__What the task requires__. Find the lines with the string "uses" and return them.

== Given data ==

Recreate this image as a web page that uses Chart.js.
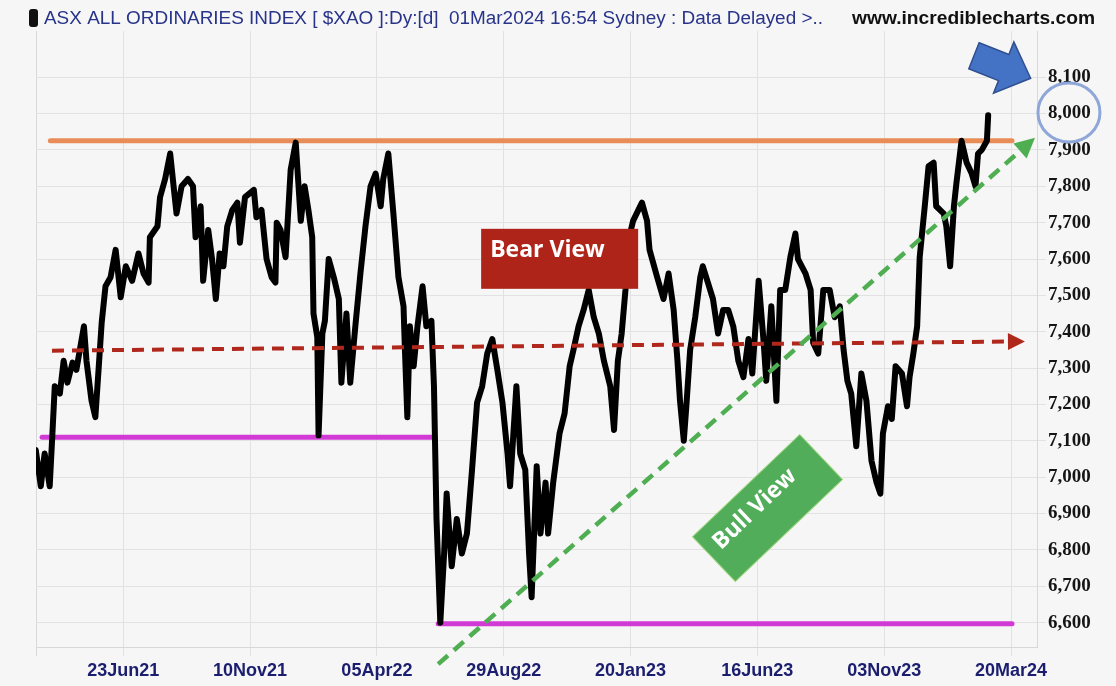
<!DOCTYPE html>
<html>
<head>
<meta charset="utf-8">
<script src="https://cdn.jsdelivr.net/npm/chart.js@4.4.1/dist/chart.umd.min.js"></script>
<style>
  html, body { margin: 0; padding: 0; background: #f6f6f6; }
  #wrap { position: relative; width: 1116px; height: 686px; }
</style>
</head>
<body>
<div id="wrap"><canvas id="chart" width="1116" height="686"></canvas></div>
<script>
// x axis is trading-day bar number, one tick every 100 bars
const xTickBars = [100, 200, 300, 400, 500, 600, 700, 800];
const xTickLabels = ['23Jun21', '10Nov21', '05Apr22', '29Aug22', '20Jan23', '16Jun23', '03Nov23', '20Mar24'];
const yTickValues = [6600, 6700, 6800, 6900, 7000, 7100, 7200, 7300, 7400, 7500, 7600, 7700, 7800, 7900, 8000, 8100];

// $XAO close (bar number / index level)
const priceBars = [31, 35, 38, 42, 44, 46, 50, 53, 56, 60, 63, 69, 71, 75, 78, 81, 83, 86, 90, 94,
  98, 102, 107, 112, 116, 120, 121, 127, 129, 133, 137, 140, 142, 146, 151, 155, 157, 161, 163, 167,
  170, 173, 176, 179, 182, 186, 190, 192, 196, 203, 205, 209, 213, 217, 220, 221, 224, 228, 232, 236,
  240, 243, 246, 249, 250, 253, 254, 257, 259, 262, 266, 270, 272, 276, 279, 283, 287, 291, 295, 299,
  303, 305, 309, 313, 317, 321, 322, 324, 326, 329, 332, 336, 339, 343, 345, 347, 350, 353, 355, 359,
  363, 367, 371, 375, 379, 383, 387, 391, 395, 399, 403, 405, 410, 413, 417, 420, 422, 426, 429, 433,
  435, 439, 444, 448, 452, 455, 459, 463, 467, 471, 475, 479, 484, 487, 490, 493, 496, 498, 502, 509,
  513, 515, 521, 526, 530, 534, 537, 539, 542, 544, 547, 551, 555, 557, 561, 565, 569, 573, 577, 581,
  585, 589, 593, 596, 601, 605, 607, 611, 615, 618, 622, 626, 630, 632, 638, 642, 644, 648, 652, 657,
  661, 665, 668, 671, 674, 678, 682, 686, 690, 694, 697, 699, 703, 706, 709, 714, 718, 720, 723, 726,
  728, 732, 735, 739, 741, 747, 749, 752, 755, 757, 761, 765, 769, 772, 774, 777, 781, 782];
const priceClose = [7075, 6975, 7065, 6975, 7110, 7250, 7230, 7320, 7260, 7315, 7295, 7415, 7320, 7210, 7165, 7320, 7425, 7525, 7550, 7625,
  7495, 7580, 7540, 7615, 7560, 7535, 7660, 7690, 7770, 7820, 7890, 7790, 7725, 7800, 7820, 7800, 7660, 7745, 7540, 7680,
  7600, 7490, 7615, 7580, 7690, 7735, 7755, 7645, 7770, 7790, 7715, 7735, 7600, 7550, 7535, 7700, 7680, 7605, 7845, 7920,
  7705, 7800, 7735, 7660, 7450, 7385, 7115, 7395, 7430, 7600, 7550, 7490, 7260, 7450, 7260, 7415, 7560, 7690, 7800, 7835,
  7745, 7820, 7890, 7725, 7550, 7470, 7360, 7165, 7415, 7305, 7415, 7525, 7415, 7430, 7250, 6885, 6600, 6790, 6955, 6755,
  6885, 6790, 6845, 7020, 7205, 7250, 7340, 7380, 7295, 7205, 7065, 6975, 7250, 7065, 7020, 6790, 6670, 7030, 6845, 6985,
  6845, 6985, 7120, 7175, 7305, 7350, 7415, 7460, 7515, 7440, 7395, 7320, 7250, 7130, 7320, 7395, 7515, 7645, 7705, 7755,
  7705, 7625, 7550, 7490, 7560, 7460, 7320, 7210, 7100, 7195, 7350, 7440, 7550, 7580, 7535, 7490, 7395, 7460, 7460, 7415,
  7320, 7275, 7380, 7285, 7540, 7370, 7265, 7470, 7210, 7515, 7515, 7605, 7670, 7600, 7560, 7515, 7370, 7340, 7515, 7515,
  7440, 7470, 7350, 7265, 7230, 7085, 7285, 7210, 7045, 6985, 6955, 7120, 7195, 7160, 7305, 7285, 7195, 7275, 7340, 7415,
  7605, 7745, 7855, 7865, 7745, 7725, 7690, 7580, 7745, 7810, 7925, 7865, 7835, 7800, 7890, 7900, 7925, 7995];

// drawn-in levels and trend lines: [startBar, endBar] and [startLevel, endLevel]
const resistanceBars = [42.5, 800.8];
const resistanceLevel = [7925, 7925];
const upperSupportBars = [36, 343.6];
const upperSupportLevel = [7110, 7110];
const lowerSupportBars = [348.3, 800.8];
const lowerSupportLevel = [6597, 6597];
const bearLineBars = [43.8, 797.6];
const bearLineLevel = [7348, 7373];
const bullLineBars = [348.3, 807.1];
const bullLineLevel = [6486, 7897];

// callout anchors in data space
const bearBoxBars = [382.2, 506];
const bearBoxLevels = [7683, 7518];
const bullBoxCentre = [608, 6915];
const blueArrowTail = [770.8, 8159];
const blueRingCentre = [845.7, 8003];

const titleText = 'ASX ALL ORDINARIES INDEX [ $XAO ]:Dy:[d]  01Mar2024 16:54 Sydney : Data Delayed >..';
const siteText = 'www.incrediblecharts.com';

function pairs(xs, ys) {
  return xs.map((x, i) => ({ x: x, y: ys[i] }));
}

function arrowHead(ctx, x0, y0, x1, y1, len, width, color) {
  const ang = Math.atan2(y1 - y0, x1 - x0);
  ctx.save();
  ctx.translate(x1, y1);
  ctx.rotate(ang);
  ctx.fillStyle = color;
  ctx.beginPath();
  ctx.moveTo(len, 0);
  ctx.lineTo(0, -width / 2);
  ctx.lineTo(0, width / 2);
  ctx.closePath();
  ctx.fill();
  ctx.restore();
}

const decor = {
  id: 'decor',
  beforeDraw(chart) {
    const ctx = chart.ctx, a = chart.chartArea;
    ctx.save();
    ctx.fillStyle = '#f6f6f6';
    ctx.fillRect(0, 0, chart.width, chart.height);
    ctx.strokeStyle = '#d8d8d8';
    ctx.lineWidth = 1;
    ctx.beginPath();
    ctx.moveTo(a.left + 0.5, a.top);
    ctx.lineTo(a.left + 0.5, a.bottom + 9);
    ctx.stroke();
    ctx.restore();
  },
  afterDatasetsDraw(chart) {
    const ctx = chart.ctx;
    const xs = chart.scales.x, ys = chart.scales.y;
    const px = v => xs.getPixelForValue(v), py = v => ys.getPixelForValue(v);

    // arrow heads on the two dashed lines
    arrowHead(ctx, px(bearLineBars[0]), py(bearLineLevel[0]), px(bearLineBars[1]), py(bearLineLevel[1]), 17, 17, '#b0271c');
    arrowHead(ctx, px(bullLineBars[0]), py(bullLineLevel[0]), px(bullLineBars[1]), py(bullLineLevel[1]), 20, 20, '#4fae52');

    // Bear View box
    const bx0 = px(bearBoxBars[0]), bx1 = px(bearBoxBars[1]);
    const by0 = py(bearBoxLevels[0]), by1 = py(bearBoxLevels[1]);
    ctx.save();
    ctx.fillStyle = '#ae2419';
    ctx.fillRect(bx0, by0, bx1 - bx0, by1 - by0);
    ctx.fillStyle = '#ffffff';
    ctx.font = 'bold 23px "Open Sans"';
    ctx.textBaseline = 'alphabetic';
    ctx.fillText('Bear View', bx0 + 9, by0 + 28);
    ctx.restore();

    // Bull View box, tilted along the trend
    ctx.save();
    ctx.translate(px(bullBoxCentre[0]), py(bullBoxCentre[1]));
    ctx.rotate(-43.6 * Math.PI / 180);
    ctx.fillStyle = '#52ad5a';
    ctx.fillRect(-74, -31, 148, 62);
    ctx.strokeStyle = '#9ad57a';
    ctx.lineWidth = 1;
    ctx.strokeRect(-74, -31, 148, 62);
    ctx.fillStyle = '#ffffff';
    ctx.font = 'bold 23px "Open Sans"';
    ctx.textAlign = 'center';
    ctx.textBaseline = 'middle';
    ctx.fillText('Bull View', -10, -8);
    ctx.restore();

    // blue block arrow pointing at the new high
    ctx.save();
    ctx.translate(px(blueArrowTail[0]), py(blueArrowTail[1]));
    ctx.rotate(21.7 * Math.PI / 180);
    ctx.beginPath();
    ctx.moveTo(0, -14);
    ctx.lineTo(32, -14);
    ctx.lineTo(32, -27.5);
    ctx.lineTo(61, 0);
    ctx.lineTo(32, 27.5);
    ctx.lineTo(32, 14);
    ctx.lineTo(0, 14);
    ctx.closePath();
    ctx.fillStyle = '#4472c4';
    ctx.fill();
    ctx.strokeStyle = '#2f4f8f';
    ctx.lineWidth = 1.5;
    ctx.stroke();
    ctx.restore();

    // ring round the 8,000 label
    ctx.save();
    ctx.strokeStyle = '#8ea6d8';
    ctx.lineWidth = 3;
    ctx.beginPath();
    ctx.ellipse(px(blueRingCentre[0]), py(blueRingCentre[1]), 31, 29.5, 0, 0, Math.PI * 2);
    ctx.stroke();
    ctx.restore();
  },
  afterDraw(chart) {
    const ctx = chart.ctx;
    ctx.save();
    // little black marker before the title
    ctx.fillStyle = '#111111';
    ctx.beginPath();
    ctx.roundRect(29, 9, 9, 18, 3);
    ctx.fill();

    ctx.textBaseline = 'alphabetic';
    ctx.fillStyle = '#28338a';
    ctx.font = '18px "Liberation Sans"';
    let w = ctx.measureText(titleText).width;
    ctx.save();
    ctx.translate(44, 24);
    ctx.scale(779 / w, 1);
    ctx.fillText(titleText, 0, 0);
    ctx.restore();

    ctx.fillStyle = '#111111';
    ctx.font = 'bold 18px "Liberation Sans"';
    w = ctx.measureText(siteText).width;
    ctx.translate(852, 24);
    ctx.scale(243 / w, 1);
    ctx.fillText(siteText, 0, 0);
    ctx.restore();
  }
};

new Chart(document.getElementById('chart'), {
  type: 'line',
  data: {
    datasets: [
      {
        data: pairs(bullLineBars, bullLineLevel),
        borderColor: '#4fae52', borderWidth: 4.5, borderDash: [13, 8],
        pointRadius: 0, clip: false, order: 0
      },
      {
        data: pairs(bearLineBars, bearLineLevel),
        borderColor: '#b0271c', borderWidth: 4, borderDash: [12, 8],
        pointRadius: 0, order: 0
      },
      {
        data: pairs(priceBars, priceClose),
        borderColor: '#000000', borderWidth: 6, pointRadius: 0,
        borderJoinStyle: 'round', borderCapStyle: 'round', tension: 0, order: 1
      },
      {
        data: pairs(resistanceBars, resistanceLevel),
        borderColor: '#e88d57', borderWidth: 5, pointRadius: 0, borderCapStyle: 'round', order: 2
      },
      {
        data: pairs(upperSupportBars, upperSupportLevel),
        borderColor: '#d23ad6', borderWidth: 5, pointRadius: 0, borderCapStyle: 'round', order: 2
      },
      {
        data: pairs(lowerSupportBars, lowerSupportLevel),
        borderColor: '#d23ad6', borderWidth: 5, pointRadius: 0, borderCapStyle: 'round', order: 2
      }
    ]
  },
  options: {
    responsive: false,
    animation: false,
    events: [],
    layout: { padding: { top: 31, left: 36, right: 0, bottom: 0 } },
    plugins: {
      legend: { display: false },
      tooltip: { enabled: false },
      title: { display: false }
    },
    scales: {
      x: {
        type: 'linear',
        min: 31.2,
        max: 820.5,
        afterBuildTicks: s => { s.ticks = xTickBars.map(v => ({ value: v })); },
        afterFit: s => { s.height = 39; },
        grid: { color: '#e2e2e2', lineWidth: 1, tickLength: 9 },
        border: { color: '#d8d8d8' },
        ticks: {
          callback: (v, i) => xTickLabels[i],
          font: { family: 'Liberation Sans', size: 18, weight: 'bold' },
          color: '#1b1e6e',
          padding: 4,
          maxRotation: 0,
          autoSkip: false
        }
      },
      y: {
        position: 'right',
        min: 6533,
        max: 8227,
        afterBuildTicks: s => { s.ticks = yTickValues.map(v => ({ value: v })); },
        afterFit: s => { s.width = 79; },
        grid: { color: '#e2e2e2', lineWidth: 1, tickLength: 9 },
        border: { color: '#d8d8d8' },
        ticks: {
          callback: v => v.toLocaleString('en-US'),
          font: { family: 'Liberation Serif', size: 19, weight: 'bold' },
          color: '#151515',
          padding: 2
        }
      }
    }
  },
  plugins: [decor]
});
</script>
</body>
</html>
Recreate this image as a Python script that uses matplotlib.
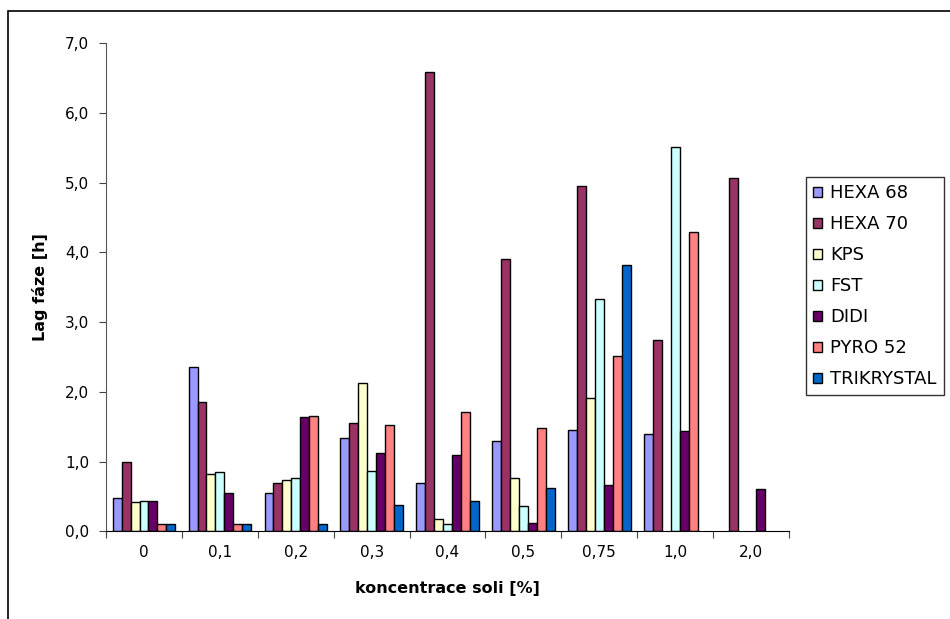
import numpy as np
import matplotlib.pyplot as plt
from matplotlib.patches import Rectangle

plt.rcParams['font.family'] = ['DejaVu Sans']

# data
categories = ['0', '0,1', '0,2', '0,3', '0,4', '0,5', '0,75', '1,0', '2,0']
series = ['HEXA 68', 'HEXA 70', 'KPS', 'FST', 'DIDI', 'PYRO 52', 'TRIKRYSTAL']
hexa68 = [0.48, 2.36, 0.55, 1.34, 0.69, 1.30, 1.45, 1.40, np.nan]
hexa70 = [0.99, 1.85, 0.69, 1.55, 6.58, 3.90, 4.95, 2.75, 5.06]
kps = [0.42, 0.82, 0.74, 2.13, 0.18, 0.77, 1.91, np.nan, np.nan]
fst = [0.43, 0.85, 0.76, 0.87, 0.10, 0.36, 3.33, 5.51, np.nan]
didi = [0.43, 0.55, 1.64, 1.12, 1.10, 0.12, 0.66, 1.44, 0.61]
pyro52 = [0.10, 0.10, 1.66, 1.53, 1.71, 1.49, 2.52, 4.29, np.nan]
trikrystal = [0.10, 0.10, 0.10, 0.38, 0.44, 0.62, 3.82, np.nan, np.nan]

values = [hexa68, hexa70, kps, fst, didi, pyro52, trikrystal]
colors = ['#9999FF', '#993366', '#FFFFCC', '#CCFFFF', '#660066', '#FF8080', '#0066CC']

fig = plt.figure(figsize=(9.5, 6.19), dpi=100)
ax = fig.add_axes([0.1116, 0.1414, 0.719, 0.789])

# outer chart frame (clipped at right and bottom like the original)
fig.patches.append(Rectangle((8 / 950, -0.05), 1.1, 1 - 11 / 619 + 0.05,
                             transform=fig.transFigure, fill=False,
                             edgecolor='black', linewidth=1.2))

n = len(series)
w = 1 / 8.5
x = np.arange(len(categories))
for i, (name, vals, c) in enumerate(zip(series, values, colors)):
    offs = (i - (n - 1) / 2) * w
    ax.bar(x + offs, vals, width=w, color=c, edgecolor='black',
           linewidth=1.0, label=name)

ax.set_xlim(-0.5, len(categories) - 0.5)
ax.set_ylim(0, 7)
yt = np.arange(0, 7.01, 1)
ax.set_yticks(yt)
ax.set_yticklabels([f'{v:.1f}'.replace('.', ',') for v in yt], fontsize=11)

# category labels at centers, tick marks at boundaries
ax.set_xticks(np.arange(-0.5, len(categories), 1))
ax.set_xticklabels([])
ax.set_xticks(x, minor=True)
ax.set_xticklabels(categories, minor=True, fontsize=11)
ax.tick_params(axis='x', which='minor', length=0, pad=10)
ax.tick_params(axis='x', which='major', length=5, direction='out', color='#444444')
ax.tick_params(axis='y', length=5, direction='out', color='#444444', pad=7)

for s in ['top', 'right']:
    ax.spines[s].set_visible(False)
ax.spines['left'].set_color('#555555')
ax.spines['bottom'].set_color('black')

ax.set_xlabel('koncentrace soli [%]', fontsize=11.5, fontweight='bold', labelpad=15)
ax.set_ylabel('Lag fáze [h]', fontsize=11.5, fontweight='bold', labelpad=12)

leg = ax.legend(loc='upper left', bbox_to_anchor=(806 / 950, 1 - 177 / 619),
                bbox_transform=fig.transFigure, frameon=True, fancybox=False,
                edgecolor='black', fontsize=13, handlelength=0.5,
                handleheight=0.5, handletextpad=0.45, labelspacing=0.72,
                borderpad=0.4, borderaxespad=0)
leg.get_frame().set_linewidth(1.0)

plt.savefig('out.png', dpi=100)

===

__Task result__.
Recreate this image as a web page that uses Chart.js.
Recreate this image as a Python script that uses matplotlib.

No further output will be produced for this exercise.